# Outlier analysis on prompt embeddings

If you are using the RAG pattern, it's interesting to think about whether your reference data is adequately covering the questions being asked. This notebook shows a relatively simple technique.

A Glue job has calculated the distance from each prompt's embedding to the closest reference embedding cluster centroid, and stored the mean and standard deviation of those metrics. You can certainly look at the absolute values of the mean, median, and standard deviation, and track the trends of those statistics over time. 

In this notebook we'll just calculate the z-score of each prompt's embedding vector and count how many outliers there are.

###  Set up Glue interaction session


In [1]:
%idle_timeout 2880
%glue_version 3.0
%worker_type G.1X
%number_of_workers 5

import sys
from awsglue.transforms import *
from awsglue.utils import getResolvedOptions
from pyspark.context import SparkContext
from awsglue.context import GlueContext
from awsglue.job import Job
  
sc = SparkContext.getOrCreate()
glueContext = GlueContext(sc)
spark = glueContext.spark_session
job = Job(glueContext)

Welcome to the Glue Interactive Sessions Kernel
For more information on available magic commands, please type %help in any new cell.

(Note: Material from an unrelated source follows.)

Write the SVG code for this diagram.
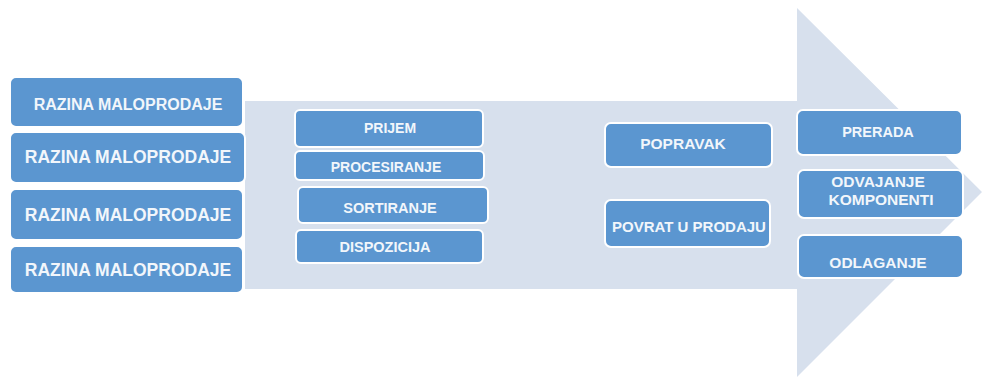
<svg xmlns="http://www.w3.org/2000/svg" width="984" height="381" viewBox="0 0 984 381">
<style>
.box{fill:#5b96d0;stroke:#ffffff;stroke-width:2}
.t{fill:#f2f6fb;font-family:"Liberation Sans",Arial,sans-serif;font-weight:bold;text-anchor:middle}
</style>
<rect width="984" height="381" fill="#ffffff"/>
<g id="arrow">
<polygon points="245,101 797,101 797,8 982,192 797,377 797,289 245,289" fill="#d7e0ed"/>
</g>
<g id="connectors"></g>
<g id="n1"><rect class="box" x="10" y="77" width="233" height="50" rx="6"/><text class="t" x="128" y="110" font-size="16">RAZINA MALOPRODAJE</text></g>
<g id="n2"><rect class="box" x="10" y="132" width="235" height="51" rx="6"/><text class="t" x="128" y="163" font-size="17.5">RAZINA MALOPRODAJE</text></g>
<g id="n3"><rect class="box" x="10" y="189" width="233" height="51" rx="6"/><text class="t" x="128" y="221" font-size="17.5">RAZINA MALOPRODAJE</text></g>
<g id="n4"><rect class="box" x="10" y="246" width="233" height="47" rx="6"/><text class="t" x="128" y="276" font-size="17.5">RAZINA MALOPRODAJE</text></g>
<g id="n5"><rect class="box" x="295" y="110" width="188" height="37" rx="5"/><text class="t" x="390" y="133" font-size="14">PRIJEM</text></g>
<g id="n6"><rect class="box" x="295" y="151" width="189" height="29" rx="5"/><text class="t" x="386" y="172" font-size="14">PROCESIRANJE</text></g>
<g id="n7"><rect class="box" x="298" y="187" width="190" height="36" rx="5"/><text class="t" x="390" y="213" font-size="14.5">SORTIRANJE</text></g>
<g id="n8"><rect class="box" x="296" y="230" width="187" height="33" rx="5"/><text class="t" x="385" y="252" font-size="14.5">DISPOZICIJA</text></g>
<g id="n9"><rect class="box" x="605" y="123" width="167" height="44" rx="6"/><text class="t" x="683" y="149" font-size="15.5">POPRAVAK</text></g>
<g id="n10"><rect class="box" x="605" y="200" width="165" height="47" rx="6"/><text class="t" x="689" y="232" font-size="15">POVRAT U PRODAJU</text></g>
<g id="n11"><rect class="box" x="797" y="110" width="165" height="45" rx="6"/><text class="t" x="878" y="137" font-size="14.5">PRERADA</text></g>
<g id="n12"><rect class="box" x="798" y="170" width="165" height="48" rx="6"/><text class="t" x="878" y="187" font-size="15.5">ODVAJANJE</text><text class="t" x="881" y="205" font-size="15.5">KOMPONENTI</text></g>
<g id="n13"><rect class="box" x="798" y="235" width="165" height="43" rx="6"/><text class="t" x="878" y="268" font-size="15.5">ODLAGANJE</text></g>
</svg>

Please view our Getting Started page to access the most up-to-date information on the Interactive Sessions kernel: https://docs.aws.amazon.com/glue/latest/dg/interactive-sessions.html
Installed kernel version: 0.38.1 
Current idle_timeout is 2800 minutes.
idle_timeout has been set to 2880 minutes.
Setting Glue version to: 3.0
Previous worker type: G.1X
Setting new worker type to: G.1X
Previous number of workers: 5
Setting new number of workers to: 5
Authenticating with environment variables and user-defined glue_role_arn: arn:aws:iam::102165494304:role/glueinteractive
Trying to create a Glue session for the kernel.
Worker Type: G.1X
Number of Workers: 5
Session ID: 5dae2f9f-42c4-44b4-8357-104eed1b9ab8
Job Type: glueetl
Applying the following default arguments:
--glue_kernel_version 0.38.1
--enable-glue-datacatalog true
Waiting for session 5dae2f9f-42c4-4

### Read saved prompt embedding distance data


In [2]:
df = spark.read.parquet("s3://cdkstack-documentsbucket9ec9deb9-sbbf9n4wdhze/promptdistance/")




### Specify the mean and standard deviation as calculated by the Glue distance analysis job

In [4]:
mean = 670
stdev = 370




### Calculate z-scores

In [7]:
from pyspark.sql.functions import col
df = df.withColumn("z", (col("dist") - mean) / stdev)




### Filter by z-score value more than 2

In [12]:
dfOutliers = df.where(df.z > 2)




### Count outliers

In [13]:
dfOutliers.count()

0